**DATA LINES**

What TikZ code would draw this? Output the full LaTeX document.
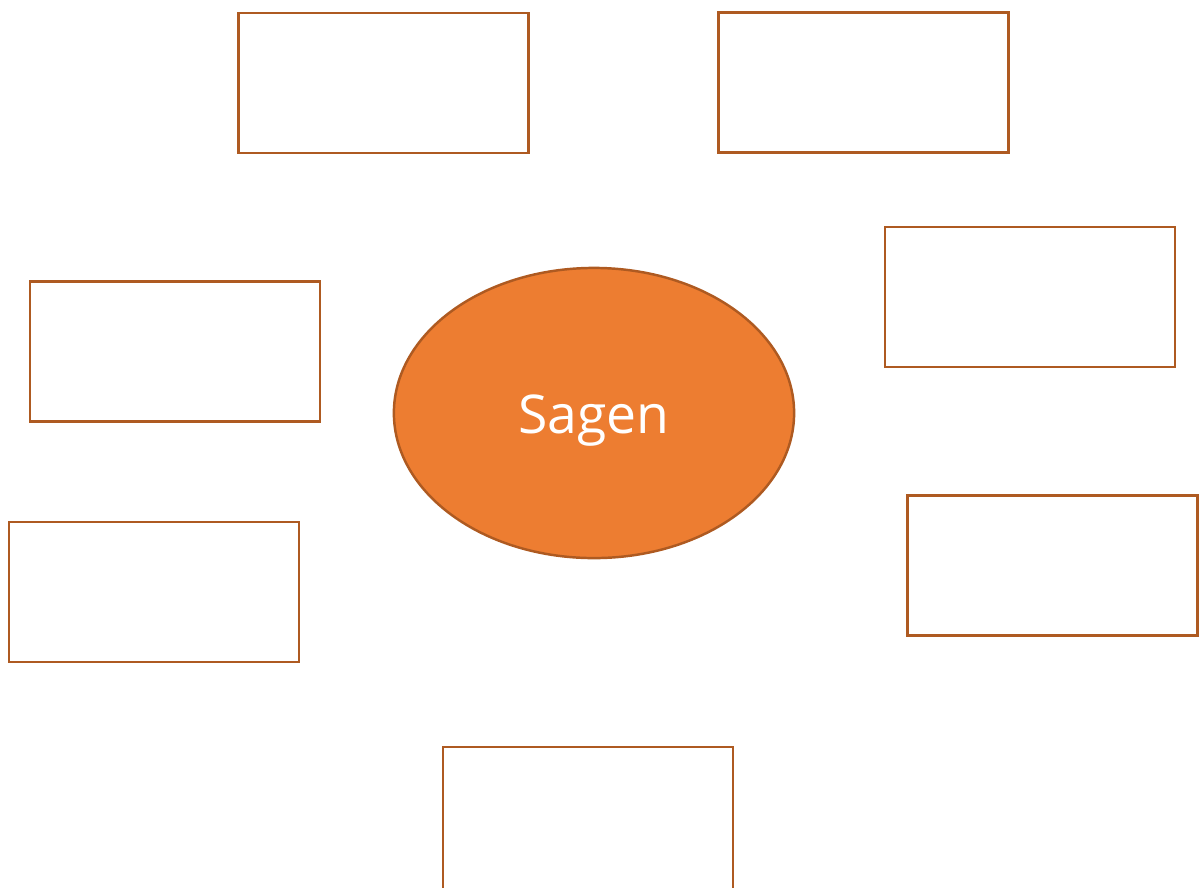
\documentclass[tikz,border=0pt]{standalone}
\usepackage{fontspec}
\setmainfont{Open Sans}
\usetikzlibrary{shapes.geometric}
\definecolor{accent}{HTML}{ED7D31}
\definecolor{edge}{HTML}{AE5A21}
\begin{document}
\begin{tikzpicture}[x=0.01cm,y=-0.01cm,
  emptybox/.style={draw=edge,line width=0.7pt,fill=white,rectangle,inner sep=0pt,minimum width=2.9cm,minimum height=1.4cm},
  hub/.style={draw=edge,line width=0.7pt,fill=accent,ellipse,inner sep=0pt,minimum width=4cm,minimum height=2.9cm,text=white,font=\fontsize{15.2}{18}\selectfont}]
\useasboundingbox (0,0) rectangle (1199,887);
\clip (0,0) rectangle (1199,887);
\node[emptybox] (b1) at (383.5,83) {};
\node[emptybox] (b2) at (863.5,82.5) {};
\node[emptybox] (b3) at (1030,297) {};
\node[emptybox] (b4) at (175,351.5) {};
\node[emptybox] (b5) at (154,592) {};
\node[emptybox] (b6) at (1052.5,565.5) {};
\node[emptybox,minimum height=1.46cm] (b7) at (588,820) {};
\node[hub] (sagen) at (594,413) {\raisebox{-0.08cm}[\height][\depth]{Sagen}};
\end{tikzpicture}
\end{document}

**TASK**
Transcribe the material exactly, keeping every word and none of the pictures.

**ANSWER TO THIS TASK**
What TikZ code would draw this? Output the full LaTeX document.
\documentclass[tikz,border=0pt]{standalone}
\usepackage{fontspec}
\setmainfont{Open Sans}
\usetikzlibrary{shapes.geometric}
\definecolor{accent}{HTML}{ED7D31}
\definecolor{edge}{HTML}{AE5A21}
\begin{document}
\begin{tikzpicture}[x=0.01cm,y=-0.01cm,
  emptybox/.style={draw=edge,line width=0.7pt,fill=white,rectangle,inner sep=0pt,minimum width=2.9cm,minimum height=1.4cm},
  hub/.style={draw=edge,line width=0.7pt,fill=accent,ellipse,inner sep=0pt,minimum width=4cm,minimum height=2.9cm,text=white,font=\fontsize{15.2}{18}\selectfont}]
\useasboundingbox (0,0) rectangle (1199,887);
\clip (0,0) rectangle (1199,887);
\node[emptybox] (b1) at (383.5,83) {};
\node[emptybox] (b2) at (863.5,82.5) {};
\node[emptybox] (b3) at (1030,297) {};
\node[emptybox] (b4) at (175,351.5) {};
\node[emptybox] (b5) at (154,592) {};
\node[emptybox] (b6) at (1052.5,565.5) {};
\node[emptybox,minimum height=1.46cm] (b7) at (588,820) {};
\node[hub] (sagen) at (594,413) {\raisebox{-0.08cm}[\height][\depth]{Sagen}};
\end{tikzpicture}
\end{document}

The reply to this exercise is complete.